U.S. Gas Prices Remain Low, But Are Edging Up

Source: Thinkstock

Source: Thinkstock

Falling gas prices have been a welcome economic reprieve over the past year or so. This week, the average price of gas in the U.S. is $2.066 per gallon, according to the EIA, which is actually up $0.059 from a week ago, but still down $0.382 from a year ago. This low average price is largely due to falling oil prices over the past couple of years — WTI averaged $38.32 per barrel in the week ended March 18, still lower than this time last year, when the price sat at $44.39.

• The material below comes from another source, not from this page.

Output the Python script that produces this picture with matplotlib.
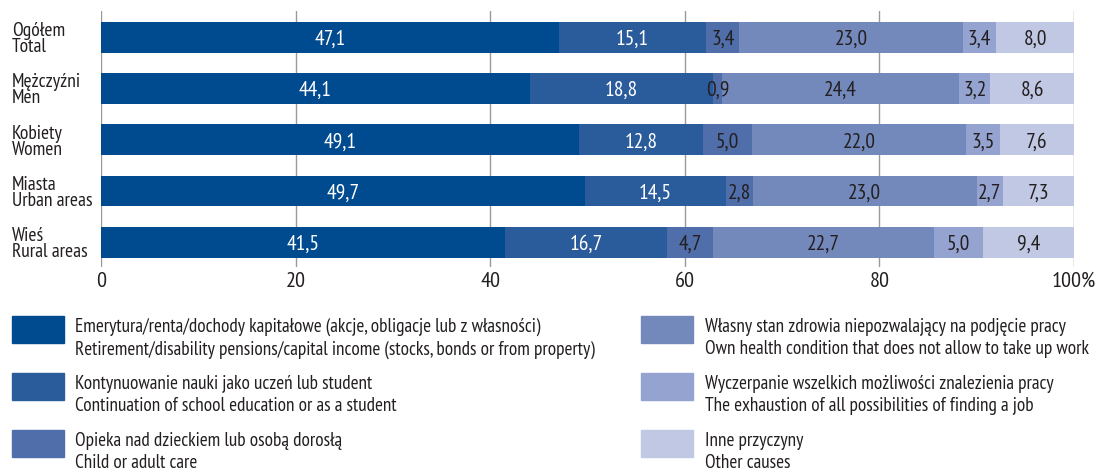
import matplotlib
matplotlib.use("Agg")
import matplotlib.pyplot as plt
from matplotlib.patches import Rectangle
import numpy as np

plt.rcParams['font.family'] = ['PT Sans Narrow', 'Fira Sans Condensed', 'Roboto Condensed', 'Asap Condensed', 'DejaVu Sans']

categories = ["Ogółem\nTotal", "Mężczyźni\nMen", "Kobiety\nWomen", "Miasta\nUrban areas", "Wieś\nRural areas"]
retirement = [47.1, 44.1, 49.1, 49.7, 41.5]
education = [15.1, 18.8, 12.8, 14.5, 16.7]
care = [3.4, 0.9, 5.0, 2.8, 4.7]
health = [23.0, 24.4, 22.0, 23.0, 22.7]
exhaustion = [3.4, 3.2, 3.5, 2.7, 5.0]
other = [8.0, 8.6, 7.6, 7.3, 9.4]
series = [retirement, education, care, health, exhaustion, other]
legend_labels = [
    "Emerytura/renta/dochody kapitałowe (akcje, obligacje lub z własności)\nRetirement/disability pensions/capital income (stocks, bonds or from property)",
    "Kontynuowanie nauki jako uczeń lub student\nContinuation of school education or as a student",
    "Opieka nad dzieckiem lub osobą dorosłą\nChild or adult care",
    "Własny stan zdrowia niepozwalający na podjęcie pracy\nOwn health condition that does not allow to take up work",
    "Wyczerpanie wszelkich możliwości znalezienia pracy\nThe exhaustion of all possibilities of finding a job",
    "Inne przyczyny\nOther causes",
]
xticks = [0, 20, 40, 60, 80, 100]
xticklabels = ["0", "20", "40", "60", "80", "100%"]

colors = ["#004a8f", "#2a5b9b", "#506eaa", "#7389bb", "#94a3cf", "#c1c8e3"]
text_colors = ["white", "white", "#231f20", "#231f20", "#231f20", "#231f20"]
dark = '#231f20'

W, H = 1095, 477
fig = plt.figure(figsize=(W / 100, H / 100), dpi=100)
ax = fig.add_axes([101 / W, 1 - 268 / H, (1074 - 101) / W, (268 - 12) / H])

y = np.arange(len(categories))
left = np.zeros(len(categories))
for vals, c, tc in zip(series, colors, text_colors):
    vals = np.array(vals)
    ax.barh(y, vals, left=left, height=0.6, color=c, edgecolor='none', zorder=3)
    for yi, (l, v) in enumerate(zip(left, vals)):
        ax.text(l + v / 2, yi + 0.02, f"{v:.1f}".replace('.', ','), ha='center', va='center',
                color=tc, fontsize=15.5, zorder=4)
    left += vals

ax.set_xlim(0, 100)
ax.set_ylim(4.48, -0.51)
ax.set_xticks(xticks)
ax.set_xticklabels(xticklabels, fontsize=16, color=dark)
ax.set_yticks(y)
ax.set_yticklabels(categories, fontsize=14, color=dark, linespacing=0.85)
for lab in ax.get_yticklabels():
    lab.set_horizontalalignment('left')
ax.tick_params(axis='y', length=0, pad=(101 - 12) * 0.72)
ax.tick_params(axis='x', length=0, pad=3)
ax.grid(axis='x', color='#9a9a9a', linewidth=1, zorder=1)
for s in ax.spines.values():
    s.set_visible(False)

# legend
rows_y = [317, 374, 431]
for i, (lab, c) in enumerate(zip(legend_labels, colors)):
    col = i // 3
    row = i % 3
    px = 12 if col == 0 else 641
    tx = 75 if col == 0 else 705
    top = rows_y[row]
    fig.add_artist(Rectangle((px / W, 1 - (top + 27) / H), 52 / W, 27 / H,
                             transform=fig.transFigure, color=c))
    fig.text(tx / W, 1 - (top + 1) / H, lab, ha='left', va='top', fontsize=13.9,
             color=dark, linespacing=1.3)

fig.savefig("out.png", dpi=100)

Falling gas prices are a windfall for the economy because most Americans spend a huge amount of money on gas. According to the EIA, the average American household spends about 4% of pretax income on retail gas, which worked out to $2,912 in 2012. With just over 115 million households in the country, that’s more than $336 billion, 2.2% of GDP. According to the BEA, we spent even more than that — $421.6 billion in 2012 and $408.7 billion in 2013, about 2.4% of GDP. That’s more money than we spend on Medicaid ($265 billion) and not much less than we spend on on Medicare ($492 billion); it’s more than half of what we spend on defense ($626 billion).

So when gas prices fall, we feel it in our wallets. All of a sudden, because of some meandering, nebulous economic force, Americans have more money to spend on other stuff. This is particularly because wages for most Americans have stagnated and the all-important middle class is dissolving. Right now, the few extra bucks we’re saving at the pump can go a long way.

(Future dates in the chart below are forecasts from the EIA.)

What you’re paying for in a gallon of gas

The price of gas is linked primarily to the price of oil. According to the EIA, crude oil accounts for 62% of the cost of a gallon of regular gasoline. This is the same crude oil whose per-barrel price is often used as a macroeconomic indicator, and its relationship to retail gas prices is one of those reasons. The petroleum market is the beating heart of the energy industry.

When crude oil prices fall, upstream businesses and business units suffer — the price of their product is declining. But cheaper crude oil means downstream companies, those that refine crude oil into consumer-friendly gasoline, have cheaper input costs. Lately, downstream services like this have been bright spots in an otherwise turbulent energy market.  Refining accounts for 14% of our costs at the pump.

Distribution, marketing, and taxes make up the remainder of the cost.